Llegada la noche, cogía las muñecas que adornaban mi cama durante el día y las tumbaba a los pies de la misma. “Estando tumbado no te puede pasar nada malo” pensaba ingenuamente. Más tarde las zarpas del Tiempo me lanzaron a mil kilómetros de mi error con un solo giro de tuerca y en una sola noche, pero por aquel entonces, antes de acostarme, dedicaba siempre unos minutos a cumplir el ritual “de la seguridad” que me había autoimpuesto: tumbaba a las muñecas sobre la cama, allí donde mis pies pudieran tocarlas estando acostada. Ponía la de mayor tamaño en medio, las otras dos a sus costados para que se sintieran acompañadas, y las cubría cuidadosamente con la ropa que debía ponerme al día siguiente. Cuando las veía así, tan cómodas, con sus ojos de bola cerrados por una ley mecánica que yo desconocía, cubiertas con mis pantalones, mis bufandas y mis jerseys de lana gorda que tejía mi madre, pensaba que nada en el mundo podía albergar tanta serenidad.
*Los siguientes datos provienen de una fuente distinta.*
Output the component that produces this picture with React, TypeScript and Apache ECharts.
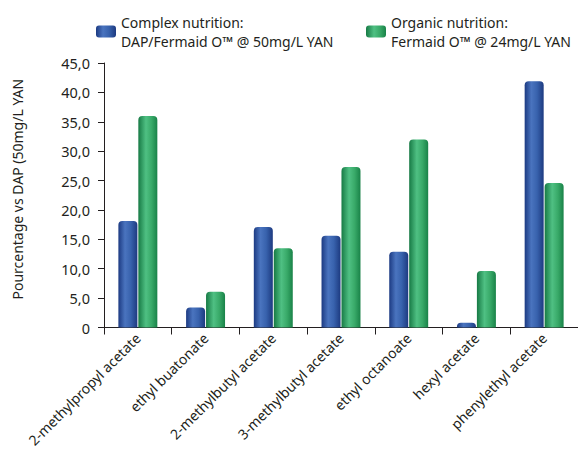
import React, { useEffect, useRef } from "react";
import * as echarts from "echarts";

const categories = [
  "2-methylpropyl acetate",
  "ethyl buatonate",
  "2-methylbutyl acetate",
  "3-methylbutyl acetate",
  "ethyl octanoate",
  "hexyl acetate",
  "phenylethyl acetate",
];
const complexValues = [18.1, 3.4, 17.1, 15.6, 12.9, 0.8, 41.9];
const organicValues = [36.0, 6.1, 13.5, 27.3, 32.0, 9.6, 24.6];
const complexName = "Complex nutrition:\nDAP/Fermaid O™ @ 50mg/L YAN";
const organicName = "Organic nutrition:\nFermaid O™ @ 24mg/L YAN";
const yAxisName = "Pourcentage vs DAP (50mg/L YAN";

const FONT = "Noto Sans";
const TEXT = "#231f20";

const blueGrad = new echarts.graphic.LinearGradient(0, 0, 1, 0, [
  { offset: 0, color: "#1c3a82" },
  { offset: 0.35, color: "#4a74bf" },
  { offset: 0.65, color: "#3862ad" },
  { offset: 1, color: "#1d3a80" },
]);
const greenGrad = new echarts.graphic.LinearGradient(0, 0, 1, 0, [
  { offset: 0, color: "#177a45" },
  { offset: 0.4, color: "#4fc083" },
  { offset: 0.7, color: "#38a968" },
  { offset: 1, color: "#198248" },
]);

export default function App() {
  const ref = useRef<HTMLDivElement>(null);
  useEffect(() => {
    if (!ref.current) return;
    const chart = echarts.init(ref.current, null, { renderer: "svg" });
    const legendText = {
      color: TEXT,
      fontFamily: FONT,
      fontSize: 14,
      lineHeight: 19,
      padding: [19, 0, 0, 0],
    };
    chart.setOption({
      animation: false,
      backgroundColor: "#ffffff",
      textStyle: { fontFamily: FONT, color: TEXT },
      legend: [
        {
          data: [complexName],
          left: 91,
          top: -2,
          itemWidth: 20,
          itemHeight: 12,
          itemGap: 0,
          icon: "roundRect",
          textStyle: legendText,
        },
        {
          data: [organicName],
          left: 361,
          top: -2,
          itemWidth: 20,
          itemHeight: 12,
          itemGap: 0,
          icon: "roundRect",
          textStyle: legendText,
        },
      ],
      grid: { left: 104, top: 63, right: -4, bottom: 126.5, containLabel: false },
      xAxis: {
        type: "category",
        data: categories,
        axisLine: { lineStyle: { color: "#231f20", width: 1 } },
        axisTick: { show: true, length: 7, alignWithLabel: false, lineStyle: { color: "#231f20" } },
        axisLabel: {
          rotate: 45,
          color: TEXT,
          fontFamily: FONT,
          fontSize: 14,
          margin: 8,
          interval: 0,
        },
      },
      yAxis: {
        type: "value",
        min: 0,
        max: 45,
        interval: 5,
        name: yAxisName,
        nameLocation: "middle",
        nameGap: 80,
        nameTextStyle: { color: TEXT, fontFamily: FONT, fontSize: 14, padding: [0, 0, 0, 12] },
        splitLine: { show: false },
        axisLine: { show: true, lineStyle: { color: "#231f20", width: 1 } },
        axisTick: { show: true, length: 6, lineStyle: { color: "#231f20" } },
        axisLabel: {
          color: TEXT,
          fontFamily: FONT,
          fontSize: 14.5,
          margin: 14,
          formatter: (v: number) => (v === 0 ? "0" : v.toFixed(1).replace(".", ",")),
        },
      },
      series: [
        {
          name: complexName,
          type: "bar",
          data: complexValues,
          barWidth: 19,
          barGap: "5%",
          itemStyle: { color: blueGrad, borderRadius: [4, 4, 0, 0] },
        },
        {
          name: organicName,
          type: "bar",
          data: organicValues,
          barWidth: 19,
          itemStyle: { color: greenGrad, borderRadius: [4, 4, 0, 0] },
        },
      ],
    });
    return () => chart.dispose();
  }, []);
  return (
    <div
      ref={ref}
      style={{ position: "fixed", left: 0, top: 0, width: 578, height: 454 }}
    />
  );
}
Víctor Hugo escribió que cuando un niño rompe un juguete es porque está buscándole el alma. Yo no necesitaba romper nada, de hecho nunca rompía mis cosas, me hubiera dolido tanto como romperme yo misma. Los juguetes me transmitían su alma a través del hilo sutil que me unía a ellos por el sólo hecho de pertenecerme. Una transfusión de alma, de muñeca a niña, sin necesidad de tubos lacerantes ni agujas, sólo en función de una empatía tierna e insólita de la que aún hoy, treinta y cinco años después, no he podido librarme del todo.
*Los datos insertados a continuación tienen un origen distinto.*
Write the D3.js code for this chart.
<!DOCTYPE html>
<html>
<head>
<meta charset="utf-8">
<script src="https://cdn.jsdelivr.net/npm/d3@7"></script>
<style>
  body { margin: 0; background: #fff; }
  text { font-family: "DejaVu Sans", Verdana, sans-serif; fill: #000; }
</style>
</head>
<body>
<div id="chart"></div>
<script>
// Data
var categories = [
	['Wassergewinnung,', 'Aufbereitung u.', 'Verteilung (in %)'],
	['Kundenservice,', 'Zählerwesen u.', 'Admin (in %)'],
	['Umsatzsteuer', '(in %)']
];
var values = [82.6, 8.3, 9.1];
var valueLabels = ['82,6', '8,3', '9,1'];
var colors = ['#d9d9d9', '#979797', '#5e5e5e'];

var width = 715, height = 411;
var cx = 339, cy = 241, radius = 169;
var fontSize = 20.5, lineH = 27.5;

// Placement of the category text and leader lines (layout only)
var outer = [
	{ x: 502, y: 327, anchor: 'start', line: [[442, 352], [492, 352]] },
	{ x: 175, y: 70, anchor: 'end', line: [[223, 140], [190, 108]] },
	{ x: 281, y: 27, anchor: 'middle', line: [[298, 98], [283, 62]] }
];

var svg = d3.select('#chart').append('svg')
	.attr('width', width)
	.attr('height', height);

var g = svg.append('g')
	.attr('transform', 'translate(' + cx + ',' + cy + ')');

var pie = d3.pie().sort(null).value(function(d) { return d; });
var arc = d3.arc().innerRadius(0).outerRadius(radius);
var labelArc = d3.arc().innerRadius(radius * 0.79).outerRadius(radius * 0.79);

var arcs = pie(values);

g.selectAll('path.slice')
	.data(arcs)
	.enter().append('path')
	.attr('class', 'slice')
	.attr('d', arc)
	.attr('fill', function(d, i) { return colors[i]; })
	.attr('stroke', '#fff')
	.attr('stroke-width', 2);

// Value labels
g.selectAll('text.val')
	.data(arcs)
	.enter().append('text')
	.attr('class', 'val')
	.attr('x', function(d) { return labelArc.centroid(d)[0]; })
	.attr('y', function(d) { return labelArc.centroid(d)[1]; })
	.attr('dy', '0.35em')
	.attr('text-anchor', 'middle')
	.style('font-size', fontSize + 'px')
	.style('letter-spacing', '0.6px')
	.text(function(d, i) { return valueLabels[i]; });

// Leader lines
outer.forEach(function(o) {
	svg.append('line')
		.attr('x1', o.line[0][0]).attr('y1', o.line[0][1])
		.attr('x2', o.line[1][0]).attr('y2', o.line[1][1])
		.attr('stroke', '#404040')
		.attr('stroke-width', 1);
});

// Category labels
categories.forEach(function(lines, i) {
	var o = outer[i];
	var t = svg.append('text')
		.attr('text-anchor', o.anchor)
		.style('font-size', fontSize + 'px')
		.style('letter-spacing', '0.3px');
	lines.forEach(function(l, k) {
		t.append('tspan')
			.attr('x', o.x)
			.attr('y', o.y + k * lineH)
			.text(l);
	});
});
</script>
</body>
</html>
Después, ya acostada, arropada hasta la nariz por mi enemistad con lo oscuro, mientras decía mis oraciones de memoria, pensaba en la humilde estatuilla de escayola que colgaba de la pared entre mi cama y la de mi hermano. La Virgen María rezaba allí, pequeña y recogida, tocada con un manto celeste y con las manos cruzadas sobre el pecho de donde brotaba un ramo diminuto de dos únicas flores rosadas. María miraba al suelo lejano con una, para mí, inexplicable expresión de serenidad, mayor que la de las muñecas dormidas. “Ella no tiene miedo” suponía yo, “no tiene vértigo ni temor de caerse porque si la alcayata se mueve vendrán los ángeles y la salvarán”. Sabía que yo tampoco tendría miedo si tuviera esa seguridad –una confianza de la que obviamente carecía- y con ese pensamiento me dormía la mayoría de las noches.
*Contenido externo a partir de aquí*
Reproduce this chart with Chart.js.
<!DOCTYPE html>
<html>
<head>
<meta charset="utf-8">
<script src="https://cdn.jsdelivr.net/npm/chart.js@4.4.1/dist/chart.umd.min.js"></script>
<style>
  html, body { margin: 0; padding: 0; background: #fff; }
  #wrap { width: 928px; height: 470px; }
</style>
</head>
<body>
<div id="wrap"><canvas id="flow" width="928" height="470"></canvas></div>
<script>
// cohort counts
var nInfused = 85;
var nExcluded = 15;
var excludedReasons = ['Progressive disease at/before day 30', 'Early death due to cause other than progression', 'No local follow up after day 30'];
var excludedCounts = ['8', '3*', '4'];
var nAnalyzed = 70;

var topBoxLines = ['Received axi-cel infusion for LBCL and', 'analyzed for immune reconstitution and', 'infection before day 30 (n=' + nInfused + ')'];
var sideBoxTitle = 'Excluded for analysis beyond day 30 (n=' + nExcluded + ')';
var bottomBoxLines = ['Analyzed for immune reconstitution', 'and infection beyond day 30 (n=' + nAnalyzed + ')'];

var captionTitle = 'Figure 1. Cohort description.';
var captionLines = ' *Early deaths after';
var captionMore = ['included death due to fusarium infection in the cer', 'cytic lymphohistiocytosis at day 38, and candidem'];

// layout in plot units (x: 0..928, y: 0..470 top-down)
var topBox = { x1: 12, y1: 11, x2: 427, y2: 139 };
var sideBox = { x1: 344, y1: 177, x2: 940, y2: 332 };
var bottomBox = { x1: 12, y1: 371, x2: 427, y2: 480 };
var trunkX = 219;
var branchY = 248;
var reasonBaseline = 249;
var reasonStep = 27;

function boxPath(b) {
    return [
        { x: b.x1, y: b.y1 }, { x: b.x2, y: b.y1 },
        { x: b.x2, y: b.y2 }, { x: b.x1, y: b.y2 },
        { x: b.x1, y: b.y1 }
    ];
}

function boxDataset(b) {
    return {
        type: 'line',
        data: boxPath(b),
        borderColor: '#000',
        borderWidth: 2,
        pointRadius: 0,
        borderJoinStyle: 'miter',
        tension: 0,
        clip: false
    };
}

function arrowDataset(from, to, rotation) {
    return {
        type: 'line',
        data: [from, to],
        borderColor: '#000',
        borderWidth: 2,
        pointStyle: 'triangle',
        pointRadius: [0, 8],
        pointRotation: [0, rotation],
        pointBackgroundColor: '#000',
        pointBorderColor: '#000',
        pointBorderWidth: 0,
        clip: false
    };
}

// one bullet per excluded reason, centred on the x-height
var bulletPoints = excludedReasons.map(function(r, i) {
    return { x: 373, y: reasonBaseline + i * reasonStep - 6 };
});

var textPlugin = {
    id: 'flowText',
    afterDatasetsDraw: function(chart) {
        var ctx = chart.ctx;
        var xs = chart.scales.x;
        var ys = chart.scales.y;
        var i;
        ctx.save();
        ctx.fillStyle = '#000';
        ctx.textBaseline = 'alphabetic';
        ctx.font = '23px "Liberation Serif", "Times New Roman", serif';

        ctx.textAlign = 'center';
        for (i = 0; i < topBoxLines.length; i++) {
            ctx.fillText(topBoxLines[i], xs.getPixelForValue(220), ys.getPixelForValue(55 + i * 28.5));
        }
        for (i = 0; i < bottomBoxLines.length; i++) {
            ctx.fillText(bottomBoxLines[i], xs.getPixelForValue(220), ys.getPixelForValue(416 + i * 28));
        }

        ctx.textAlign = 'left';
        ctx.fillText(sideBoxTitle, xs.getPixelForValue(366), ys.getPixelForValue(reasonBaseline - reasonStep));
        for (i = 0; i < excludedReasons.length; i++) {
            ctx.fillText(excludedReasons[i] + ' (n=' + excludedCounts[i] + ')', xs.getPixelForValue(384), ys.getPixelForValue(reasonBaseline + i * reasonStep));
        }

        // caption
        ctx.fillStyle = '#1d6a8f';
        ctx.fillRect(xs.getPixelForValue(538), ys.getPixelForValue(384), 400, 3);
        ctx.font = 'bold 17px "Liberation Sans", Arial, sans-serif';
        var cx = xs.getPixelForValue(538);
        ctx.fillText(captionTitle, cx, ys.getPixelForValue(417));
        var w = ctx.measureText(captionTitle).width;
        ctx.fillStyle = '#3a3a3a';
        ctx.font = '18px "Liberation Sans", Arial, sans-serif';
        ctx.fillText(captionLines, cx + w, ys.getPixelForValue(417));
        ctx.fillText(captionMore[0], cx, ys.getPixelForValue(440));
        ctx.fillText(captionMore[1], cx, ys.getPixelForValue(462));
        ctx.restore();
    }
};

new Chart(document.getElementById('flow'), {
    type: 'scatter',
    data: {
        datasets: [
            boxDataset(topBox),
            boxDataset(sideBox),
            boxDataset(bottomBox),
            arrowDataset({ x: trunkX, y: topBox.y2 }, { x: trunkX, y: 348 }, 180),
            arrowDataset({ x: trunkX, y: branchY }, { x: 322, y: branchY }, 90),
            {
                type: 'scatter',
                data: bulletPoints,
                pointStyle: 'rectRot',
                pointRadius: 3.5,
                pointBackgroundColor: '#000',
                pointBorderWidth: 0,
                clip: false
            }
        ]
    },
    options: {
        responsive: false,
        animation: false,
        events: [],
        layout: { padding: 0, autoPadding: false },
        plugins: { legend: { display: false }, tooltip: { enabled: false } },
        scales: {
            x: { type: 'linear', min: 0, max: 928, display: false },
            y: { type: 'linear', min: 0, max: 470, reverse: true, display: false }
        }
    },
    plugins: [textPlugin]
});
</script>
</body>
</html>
Quizás fue entonces cuando nació mi amor por los pájaros, por las libélulas, por todo aquello que puede escapar con el auxilio de sus alas. Reales o imaginadas, poco importa, no hay vértigo ni precipicio que aplaste su virtud y su gracia. Hoy, para mí, el suelo sigue estando a una distancia injusta. Me paso la vida dando empujoncitos delicados al vaso, a la galleta, al azucarero, al libro abierto siempre por el párrafo en que Juan Salvador Gaviota vuela al fin lejos de la bandada. Los empujo para alejarlos de los bordes, más por miedo a que su caída me refresque todo aquello que no puedo hacer que por atajar ningún otro temor reciente o antiguo.

Pero hace tiempo que conseguí construirme ciertas armas pacíficas para el combate. Alas, sin plumas ni cera, sin furia ni ambición, para que la violencia del sol no tenga potestad alguna sobre ellas. Repito mi idea como un mantra, sólo mis alas me sacarán de mí. Fabricadas a base de sueños, descabellados unos, realizables otros, de fe serena y poesía, de fantasía, de dolor y de lágrimas, de libros amigos.

Sólo mis alas tienen la habilidad de mantenerme, si no física, espiritualmente de pie ante el vértigo de lo venidero. Sólo ellas me permiten sostener la mirada penetrante del abismo.